2013-07-07 Thread sfjro

G bor Stefanik:
 Have you created the file as root? Then it's probably owned by root, and
 the normal user simply lacks permissions to delete it.

If you have a write permisstion for the parent dir, you can remove the
file even if the file is owned by root or readonly.
The point is not the permission of the file.
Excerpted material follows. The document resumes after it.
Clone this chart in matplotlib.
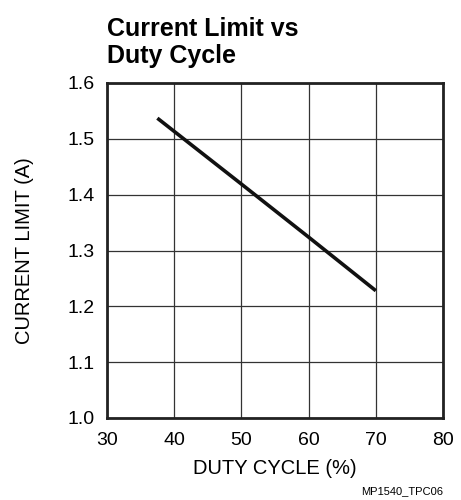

It is the parent dir's
permission.
This is a generic semantics of unix filesystems.


Markus Weich:
  mkdir d1 d2 home; touch home/f1
  sudo mount -t aufs -o br=d1:home none d2
 
  everything is fine now, until:
  rm d2/f1
  -- I get: not possible, operation not permitted (freely translated from
  German)

I'd suggest you to check the parent dir's permission bits on every
branch.
$ ls -ld d1 home d2

Next time you post a mail about the problem, I need these info.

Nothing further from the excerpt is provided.